Chu Tien-wen (; born 24 August 1956) is a Taiwanese fiction writer. Chu is perhaps best known for writing the screenplays for most Hou Hsiao-hsien films. She is the recipient of the 2015 Newman Prize for Chinese Literature.

Her father Chu Hsi-ning and younger sister Chu Tien-hsin are also famous writers.

Biography
Chu Tien-wen was born in Taipei, Taiwan. She was born to probably the most prestigious literary family in contemporary Taiwan. She is the daughter of Chu Hsi-ning and the older sister of Chu Tien-hsin. Her teacher was Hu Lancheng, and she was also greatly influenced by Eileen Chang. Chu weaves an eclectic tapestry of culture through the personal history and musings of her mentor. Chu published her first novel in 1972. In 1983, Chu adapted the award-winning novel "Growing Up" into a screenplay for the screen. Besides winning the Best Adapted Screenplay Award of the 20th Golden Horse Award, Chu also co-produced the soundtrack. 

During the period of Tamkang University, Chu served as the chief editor of The Threes journal (Sansan jikan 三三集刊), The Threes magazine (Sansan zazhi 三三雜誌), and cofounded The Threes Bookstore Publisher (Sansan shufang 三三書坊) with her sister and friends. In 1985, she wrote the screenplay "The Time to Live and the Time to Die" and won the best original screenplay award in the 22nd Taiwan Golden Horse Award. Some of her notable novels are Fin-de-Siècle Splendour (世紀末的華麗, 1990), Notes of a Desolate Man (荒人手記, 1994), and Witch's Brew (巫言, 2008). She wrote many of the scripts for the famous Taiwanese director Hou Hsiao-hsien. Her screenwriting credits include movies like Taipei Story, The Puppetmaster, Goodbye South, Goodbye, Millennium Mambo, City of Sadness 悲情城市 (1989) and many more. 
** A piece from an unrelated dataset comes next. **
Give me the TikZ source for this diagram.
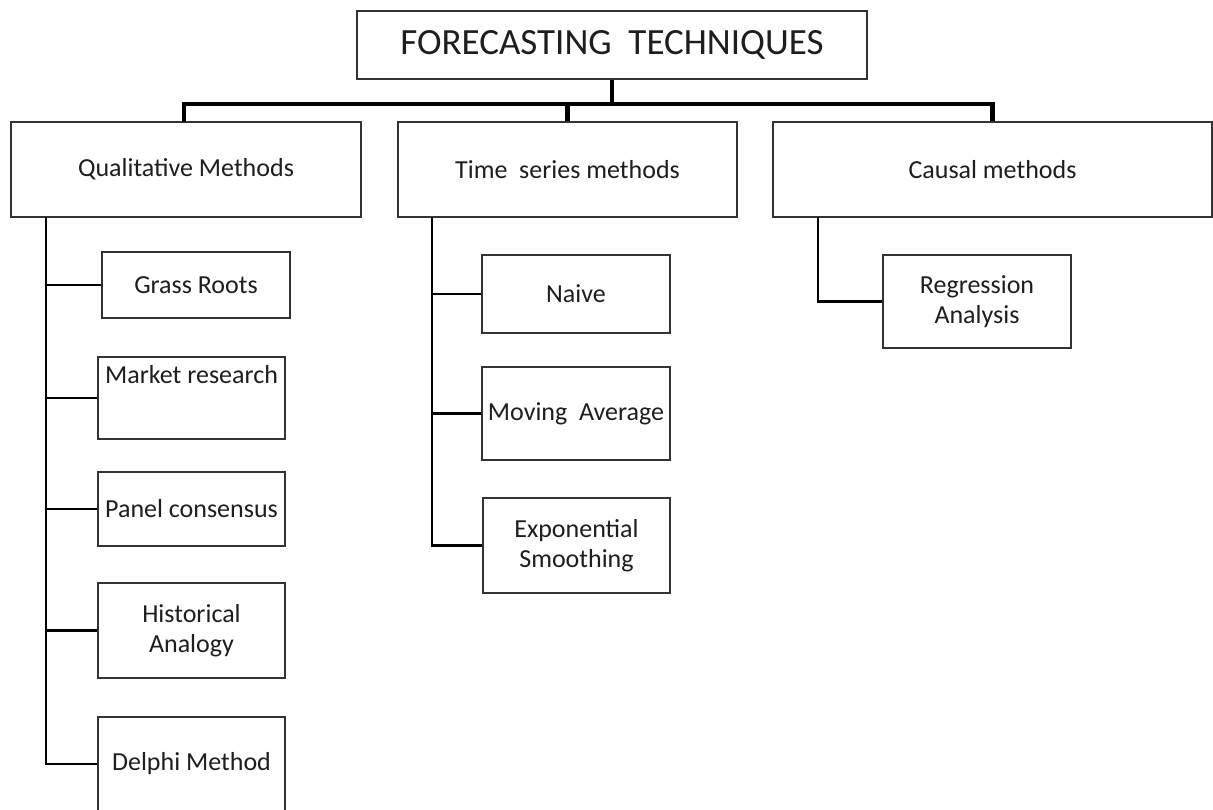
\documentclass[tikz,border=0pt]{standalone}
\usepackage{fontspec}
\setmainfont{Carlito}
\definecolor{edge}{HTML}{333333}
\definecolor{ink}{HTML}{1E1E1E}
\begin{document}
\begin{tikzpicture}[x=1pt,y=-1pt,
  box/.style={draw=edge, line width=2.5pt, fill=white, inner sep=0pt,
    align=center, text=ink, font=\fontsize{26}{30}\selectfont},
  lbl/.style={inner sep=0pt, text=ink, font=\fontsize{26}{30}\selectfont},
  bus/.style={draw=black, line width=4.5pt},
  link/.style={draw=black, line width=2.4pt}]
\useasboundingbox (0,0) rectangle (1213,809);
\clip (0,0) rectangle (1213,809);

% root
\node (top) [box, minimum width=510pt, minimum height=68pt,
  font=\fontsize{37}{41}\selectfont] at (612,45) {FORECASTING\ \ TECHNIQUES};

% three families
\node (qual) [box, minimum width=350pt, minimum height=95pt] at (186,169.5) {Qualitative Methods};
\node (ts) [box, minimum width=339pt, minimum height=95pt] at (567.5,169.5) {Time\ \ series methods};
\node (causal) [box, minimum width=439pt, minimum height=95pt] at (992.5,169.5) {Causal methods};

% qualitative methods
\node (grass) [box, minimum width=188pt, minimum height=66pt] at (196,285) {Grass Roots};
\node (market) [box, minimum width=187pt, minimum height=82pt] at (191.5,398) {};
\node (marketlbl) [lbl, anchor=base] at (191.5,383) {Market research};
\node (panel) [box, minimum width=187pt, minimum height=74pt] at (191.5,509) {Panel consensus};
\node (hist) [box, minimum width=187pt, minimum height=95pt] at (191.5,630.5) {Historical\\Analogy};
\node (delphi) [box, minimum width=187pt, minimum height=94pt] at (191.5,764) {Delphi Method};

% time series methods
\node (naive) [box, minimum width=188pt, minimum height=78pt] at (576,294) {Naive};
\node (moving) [box, minimum width=188pt, minimum height=93pt] at (576,413.5) {Moving\ \ Average};
\node (expo) [box, minimum width=187pt, minimum height=95pt] at (576.5,545.5) {Exponential\\Smoothing};

% causal methods
\node (regr) [box, minimum width=188pt, minimum height=93pt] at (977,301.5) {Regression\\Analysis};

% main bus
\coordinate (busmid) at (612,104);
\coordinate (qualtop) at (184,122);
\draw[bus] (top.south) -- (busmid);
\draw[bus] (qualtop) |- (busmid) -| (causal.north);
\draw[bus] (ts.north) -- (ts.north |- busmid);

% trunks
\coordinate (qtrunk) at (46,217);
\coordinate (ttrunk) at (432,217);
\coordinate (ctrunk) at (818,217);
\foreach \n in {grass,market,panel,hist,delphi}
  \draw[link] (qtrunk) |- (\n.west);
\foreach \n in {naive,moving,expo}
  \draw[link] (ttrunk) |- (\n.west);
\draw[link] (ctrunk) |- (regr.west);
\end{tikzpicture}
\end{document}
Chu was named the winner of the 2015 Newman Prize for Chinese Literature for Fin-de-Siècle Splendour, making her the first female writer to win the award. When Chu came to the University of Oklahoma to receive the Newman Prize in early March 2015, she participated in the Chinese Cinema Salon funded by the Presidential Dream Course on Chinese Cinema. Chu has been awarded Best Screenplay at the international Venice Film Festival and the Tokyo International Film Festival.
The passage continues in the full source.